Koh Is All In on Certification of Qualcomm Antitrust Class
The California district court judge found "substantial" and "compelling evidence" for certifying a class of as many as 240 million people and organizations that bought cellphones in the U.S. over the past seven years.
September 30, 2018 at 10:34 PM
4 minute read
Judge Lucy Koh does not sound at all skeptical of a consumer class seeking to recover $5 billion in antitrust damages from Qualcomm Inc.
Describing the plaintiffs' evidence variously as “substantial,” “strong” and “compelling,” Koh, of the U.S. District Court for the Northern District of California, on Thursday certified an estimated class of some 240 million individuals who've purchased cellphones at prices allegedly inflated by Qualcomm's chip licensing policies.
“Plaintiffs have proposed a valid theory and methodology for showing, based on common evidence, that Qualcomm's overcharge was passed through to all class members in the form of higher quality-adjusted prices,” Koh wrote in a 66-page order.
She also turned back Qualcomm's bid to exclude expert witness Kenneth Flamm, whose testimony Koh described as “central” to the plaintiffs' case. Flamm contends that 88 percent of every dollar overcharge to manufacturers caused by Qualcomm's alleged anticompetitive practices is passed through to consumers, leading to the plaintiffs' $4.84 billion damage estimate.
Qualcomm had argued that Flamm's model is built on unreliable data, but Koh labeled that contention irrelevant to admissibility and, in any event, “misplaced.”
“As Qualcomm acknowledges, Dr. Flamm applies his methodology to extensive transactional data supplied by actors at every step of the handset distribution chain,” Koh wrote.
She appointed Kalpana Srinivasan of Susman Godfrey and Joseph Cotchett of Cotchett, Pitre & McCarthy class counsel.
Separately, Qualcomm's bid to exclude imports of infringing Apple smartphones at the International Trade Commission was dealt a setback Friday. Administrative Law Judge Thomas Pender found that one of the five patent claims asserted by Qualcomm is infringed. But, he wrote in a brief public order, he will recommend to the commission “that the statutory public factors weigh against issuing a limited exclusion order as to products found to infringe the patents asserted in this investigation.”
Apple is represented by at the ITC by Wilmer Cutler Pickering Hale and Dorr. Qualcomm is represented there by Quinn Emanuel Urquhart & Sullivan.

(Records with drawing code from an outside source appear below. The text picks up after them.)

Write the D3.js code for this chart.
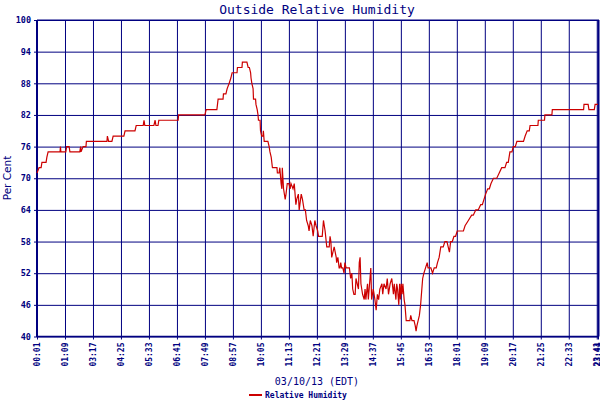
<!DOCTYPE html>
<html>
<head>
<meta charset="utf-8">
<script src="https://cdn.jsdelivr.net/npm/d3@7"></script>
<style>
  body { margin: 0; background: #fff; }
  svg { display: block; }
  .grid line { stroke: #000080; stroke-width: 1; }
  .grid path { display: none; }
</style>
</head>
<body>
<svg id="chart" width="600" height="400"></svg>
<script>
// minutes elapsed since 00:01 EDT (clock jumped 02:00 -> 03:00 this day)
var minutes = [0, 5, 10, 12, 22, 24, 27, 56, 57, 58, 70, 72, 78, 80, 104, 106, 107, 112, 119, 120,
    170, 171, 174, 182, 185, 211, 214, 238, 241, 258, 260, 262, 284, 287, 289, 294, 296, 343, 344, 408,
    411, 437, 440, 452, 453, 459, 462, 467, 471, 474, 486, 487, 498, 499, 510, 513, 516, 519, 520, 522,
    525, 526, 531, 532, 535, 537, 538, 542, 543, 546, 549, 550, 552, 561, 564, 566, 569, 572, 583, 584,
    588, 590, 593, 595, 596, 599, 603, 605, 608, 612, 615, 617, 622, 625, 629, 631, 635, 637, 642, 645,
    649, 652, 655, 659, 661, 664, 668, 671, 675, 678, 682, 684, 693, 694, 696, 700, 704, 706, 710, 712,
    714, 716, 719, 722, 727, 728, 731, 734, 736, 738, 740, 743, 746, 748, 751, 755, 759, 762, 765, 767,
    770, 773, 775, 778, 781, 783, 785, 787, 789, 791, 795, 797, 799, 803, 805, 807, 811, 813, 817, 821,
    824, 827, 830, 833, 838, 840, 843, 848, 851, 854, 858, 862, 866, 868, 872, 874, 876, 879, 881, 883,
    885, 887, 889, 892, 894, 897, 906, 908, 911, 916, 919, 921, 923, 926, 929, 932, 935, 937, 940, 944,
    948, 950, 957, 961, 965, 970, 973, 977, 981, 987, 991, 996, 999, 1002, 1005, 1009, 1013, 1017, 1021, 1036,
    1040, 1048, 1056, 1060, 1066, 1072, 1078, 1082, 1086, 1090, 1095, 1099, 1103, 1109, 1117, 1123, 1129, 1137, 1141, 1145,
    1149, 1154, 1157, 1162, 1166, 1182, 1186, 1191, 1196, 1198, 1217, 1218, 1233, 1234, 1251, 1252, 1328, 1329, 1339, 1341,
    1354, 1356, 1363];

var humidity = [71, 72, 72, 73, 73, 74, 75, 75, 76, 75, 75, 76, 76, 75, 75, 76, 75, 76, 76, 77,
    77, 78, 77, 77, 78, 78, 79, 79, 80, 80, 81, 80, 80, 81, 80, 80, 81, 81, 82, 82,
    83, 83, 85, 85, 86, 86, 87, 88, 89, 90, 90, 91, 91, 92, 92, 91, 91, 90, 89, 88,
    87, 85, 85, 84, 83, 82, 81, 81, 79, 78, 78, 79, 77, 77, 76, 75, 74, 72, 72, 71,
    71, 72, 69, 68, 72, 68, 66, 67, 69, 69, 68, 69, 68, 69, 65, 66, 67, 64, 67, 66,
    64, 64, 62, 61, 60, 62, 61, 59, 62, 61, 60, 59, 59, 60, 62, 60, 57, 57, 57, 59,
    58, 55, 56, 57, 55, 54, 55, 53, 53, 54, 53, 53, 52, 54, 53, 53, 53, 51, 52, 49,
    48, 48, 51, 50, 49, 54, 55, 50, 49, 48, 47, 49, 47, 50, 47, 49, 53, 47, 49, 47,
    45, 48, 47, 49, 50, 48, 50, 49, 51, 48, 50, 51, 48, 50, 47, 50, 49, 46, 50, 47,
    50, 48, 50, 47, 46, 43, 43, 44, 43, 43, 42, 41, 42, 43, 44, 46, 49, 51, 52, 53,
    54, 53, 53, 52, 53, 53, 54, 55, 57, 57, 58, 58, 57, 56, 58, 58, 59, 59, 60, 60,
    61, 62, 63, 63, 64, 64, 65, 65, 66, 67, 68, 68, 69, 70, 70, 71, 72, 72, 73, 73,
    75, 75, 76, 76, 77, 77, 78, 79, 79, 80, 80, 81, 81, 82, 82, 83, 83, 84, 84, 83,
    83, 84, 84];

var xTicks = [0, 68, 136, 204, 272, 340, 408, 476, 544, 612, 680, 748, 816, 884, 952, 1020, 1088, 1156, 1224, 1292, 1360, 1363];
var xTickLabels = ["00:01", "01:09", "03:17", "04:25", "05:33", "06:41", "07:49", "08:57", "10:05", "11:13", "12:21",
    "13:29", "14:37", "15:45", "16:53", "18:01", "19:09", "20:17", "21:25", "22:33", "23:41", "23:44"];
var yTicks = [40, 46, 52, 58, 64, 70, 76, 82, 88, 94, 100];

var navy = "#000080";
var red = "#cc0000";
var mono = "'DejaVu Sans Mono', monospace";

var plotLeft = 37, plotRight = 598, plotTop = 20, plotBottom = 336.5;

var svg = d3.select("#chart");

var x = d3.scaleLinear().domain([0, 1363]).range([plotLeft, plotRight]);
var y = d3.scaleLinear().domain([40, 100]).range([plotBottom, plotTop]);

var data = minutes.map(function (m, i) { return { t: m, v: humidity[i] }; });

// grid lines
svg.append("g")
    .attr("class", "grid")
    .attr("transform", "translate(0," + plotBottom + ")")
    .call(d3.axisBottom(x).tickValues(xTicks).tickSize(-(plotBottom - plotTop)).tickFormat(""));

svg.append("g")
    .attr("class", "grid")
    .attr("transform", "translate(" + plotLeft + ",0)")
    .call(d3.axisLeft(y).tickValues(yTicks).tickSize(-(plotRight - plotLeft)).tickFormat(""));

// y labels
var yAxis = svg.append("g")
    .attr("transform", "translate(" + plotLeft + ",0)")
    .call(d3.axisLeft(y).tickValues(yTicks).tickSize(3).tickPadding(3));
yAxis.select(".domain").remove();
yAxis.selectAll("line").attr("stroke", navy);
yAxis.selectAll("text")
    .attr("fill", navy)
    .style("font-family", mono)
    .style("font-size", "8.5px")
    .style("font-weight", "bold");

// x tick marks
var xAxis = svg.append("g")
    .attr("transform", "translate(0," + plotBottom + ")")
    .call(d3.axisBottom(x).tickValues(xTicks).tickSize(3).tickFormat(""));
xAxis.select(".domain").remove();
xAxis.selectAll("line").attr("stroke", navy);

// x labels, rotated
svg.append("g").selectAll("text")
    .data(xTicks)
    .enter().append("text")
    .attr("transform", function (d) { return "translate(" + (x(d) + 3) + "," + (plotBottom + 6) + ") rotate(-90)"; })
    .attr("text-anchor", "end")
    .attr("fill", navy)
    .style("font-family", mono)
    .style("font-size", "8px")
    .style("font-weight", "bold")
    .text(function (d, i) { return xTickLabels[i]; });

// plot frame
svg.append("line").attr("x1", plotLeft).attr("x2", plotLeft).attr("y1", plotTop).attr("y2", plotBottom + 0.5)
    .attr("stroke", navy).attr("stroke-width", 2);
svg.append("line").attr("x1", plotLeft).attr("x2", plotRight + 1).attr("y1", plotBottom).attr("y2", plotBottom)
    .attr("stroke", navy).attr("stroke-width", 1.5);
svg.append("line").attr("x1", plotLeft).attr("x2", plotRight + 1).attr("y1", plotTop).attr("y2", plotTop)
    .attr("stroke", navy).attr("stroke-width", 1);
svg.append("line").attr("x1", plotRight + 0.5).attr("x2", plotRight + 0.5).attr("y1", plotTop).attr("y2", plotBottom)
    .attr("stroke", navy).attr("stroke-width", 2);

// humidity line
var line = d3.line()
    .x(function (d) { return x(d.t); })
    .y(function (d) { return y(d.v); });

svg.append("path")
    .datum(data)
    .attr("fill", "none")
    .attr("stroke", red)
    .attr("stroke-width", 1.2)
    .attr("d", line);

// titles
svg.append("text")
    .attr("x", 317).attr("y", 14)
    .attr("text-anchor", "middle")
    .attr("fill", navy)
    .style("font-family", mono)
    .style("font-size", "13px")
    .text("Outside Relative Humidity");

svg.append("text")
    .attr("transform", "translate(11,178) rotate(-90)")
    .attr("text-anchor", "middle")
    .attr("fill", navy)
    .style("font-family", "'DejaVu Sans', sans-serif")
    .style("font-size", "10.5px")
    .text("Per Cent");

svg.append("text")
    .attr("x", 317).attr("y", 385)
    .attr("text-anchor", "middle")
    .attr("fill", navy)
    .style("font-family", mono)
    .style("font-size", "10px")
    .text("03/10/13 (EDT)");

// legend
svg.append("line")
    .attr("x1", 249).attr("x2", 262).attr("y1", 395).attr("y2", 395)
    .attr("stroke", red).attr("stroke-width", 2);
svg.append("text")
    .attr("x", 265).attr("y", 398)
    .attr("text-anchor", "start")
    .attr("fill", navy)
    .style("font-family", mono)
    .style("font-size", "8px")
    .style("font-weight", "bold")
    .text("Relative Humidity");
</script>
</body>
</html>
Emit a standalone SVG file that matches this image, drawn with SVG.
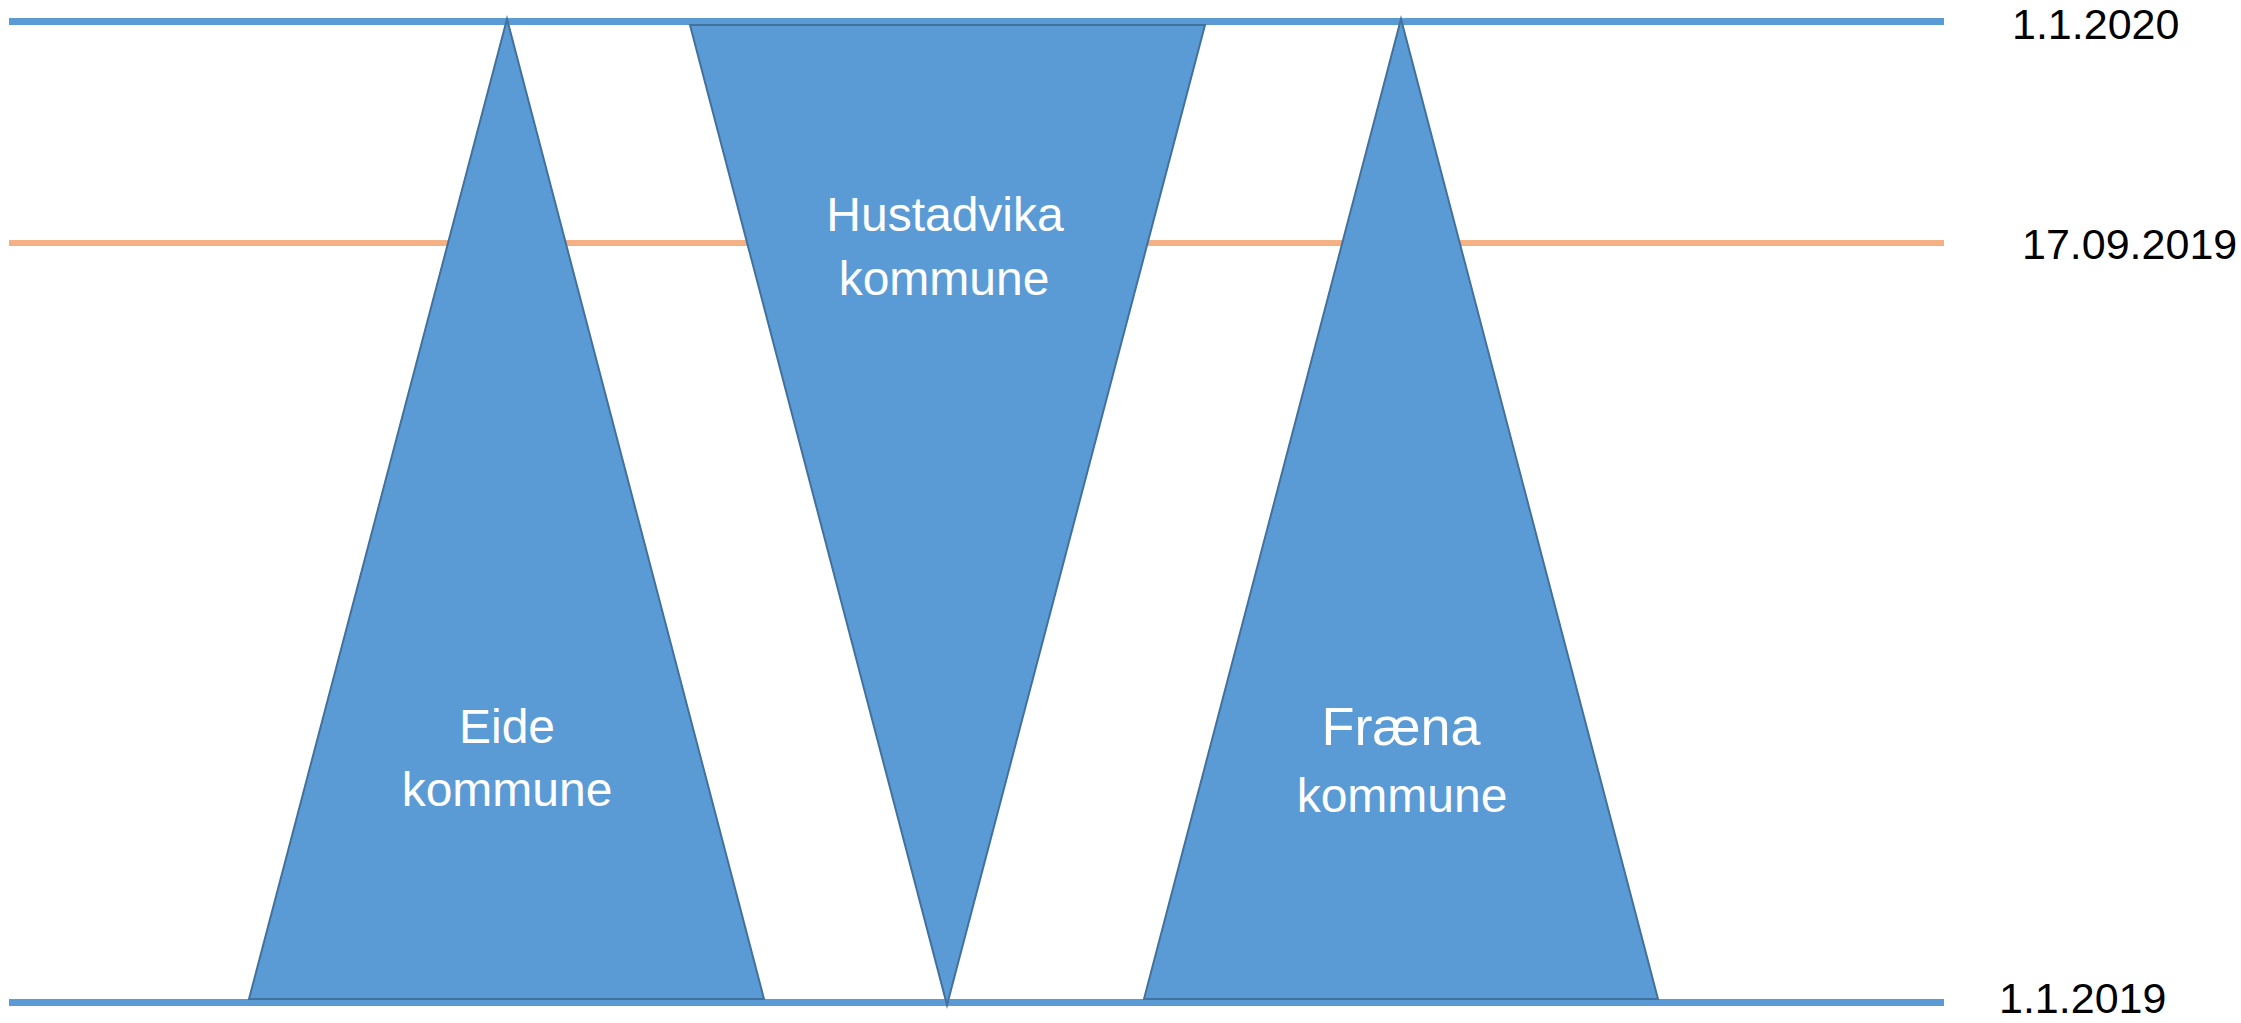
<svg xmlns="http://www.w3.org/2000/svg" width="2241" height="1023" viewBox="0 0 2241 1023">
<style>
.tl{stroke:#5B9BD5;stroke-width:7;fill:none}
.or{stroke:#F4B183;stroke-width:6;fill:none}
.tri{fill:#5B9BD5;stroke:#41719C;stroke-width:2;stroke-linejoin:miter}
.lab{font-family:"Liberation Sans",Arial,sans-serif;fill:#FFFFFF;text-anchor:middle}
.date{font-family:"Liberation Sans",Arial,sans-serif;fill:#000000;font-size:43px}
</style>
<rect width="2241" height="1023" fill="#FFFFFF"/>
<g id="connectors">
<line class="tl" x1="9" y1="21.5" x2="1944" y2="21.5"/>
<line class="or" x1="9" y1="243" x2="1944" y2="243"/>
<line class="tl" x1="9" y1="1002.5" x2="1944" y2="1002.5"/>
</g>
<g id="eide">
<polygon class="tri" points="507,19 249,999 764,999"/>
<text class="lab" font-size="48" x="507" y="743">Eide</text>
<text class="lab" font-size="48" x="507" y="806">kommune</text>
</g>
<g id="hustadvika">
<polygon class="tri" points="690,25 1205,25 947,1005"/>
<text class="lab" font-size="48" x="945" y="231">Hustadvika</text>
<text class="lab" font-size="48" x="944" y="295">kommune</text>
</g>
<g id="fraena">
<polygon class="tri" points="1401,19 1144,999 1658,999"/>
<text class="lab" font-size="54" x="1401" y="745">Fræna</text>
<text class="lab" font-size="48" x="1402" y="812">kommune</text>
</g>
<g id="dates">
<text class="date" x="2012" y="39">1.1.2020</text>
<text class="date" x="2022" y="259">17.09.2019</text>
<text class="date" x="1999" y="1013">1.1.2019</text>
</g>
</svg>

The consumers brought their class action in 2017 on the heels of a Federal Trade Commission antitrust suit against Qualcomm, which also is pending before Koh. Both the consumers and the FTC allege that Qualcomm inflates prices by, among other things, refusing to supply cellphone modem chips to manufacturers who won't license Qualcomm patents that are essential to practicing wireless industry standards, a practice the consumers call “no license, no chips.” They also accuse Qualcomm of demanding license fees after their patents are exhausted by an authorized sale, and of entering into deals with Apple that until recently excluded other chip suppliers such as Intel Corp.
Qualcomm is represented by Keker, Van Nest & Peters, Cravath Swaine & Moore and Morgan Lewis & Bockius. They urged Koh not to certify what they described as “a sprawling agglomeration of indirect purchasers” that is “virtually unprecedented in size and scope.”
They also argued that the wide variety of distribution channels, price points, promotions, subsidies and payment arrangements in the smartphone ecosystem rendered the case unsuitable for class certification.
Koh's ruling was hands down for the consumers. She said plaintiffs had demonstrated that “adjudication of Qualcomm's alleged antitrust violations will overwhelmingly turn on common legal and factual issues.”
“Plaintiffs have presented copious common evidence to prove that Qualcomm engaged in three uniform practices,” she wrote, “namely, (1) Qualcomm's “no license-no chips” policy, (2) Qualcomm's refusal to license cellular SEPs to competing modem chip manufacturers, and (3) Qualcomm's exclusive dealings with Apple.”
Splitting the class into more than 100 million individual cases would not make the case more manageable, Koh wrote, nor would Qualcomm's proposal to divide it into subclasses based on brand or distribution channel.
“The court finds Qualcomm's proposal would not conserve resources because the majority of the proof does not vary by brand or distribution channel,” she wrote.
The class she certified covers “all natural persons and entities in the United States who purchased, paid for and/or provided reimbursement for some or all of the purchase price” for all UMTS, CDMA and/or LTE cellular phones since February 2011.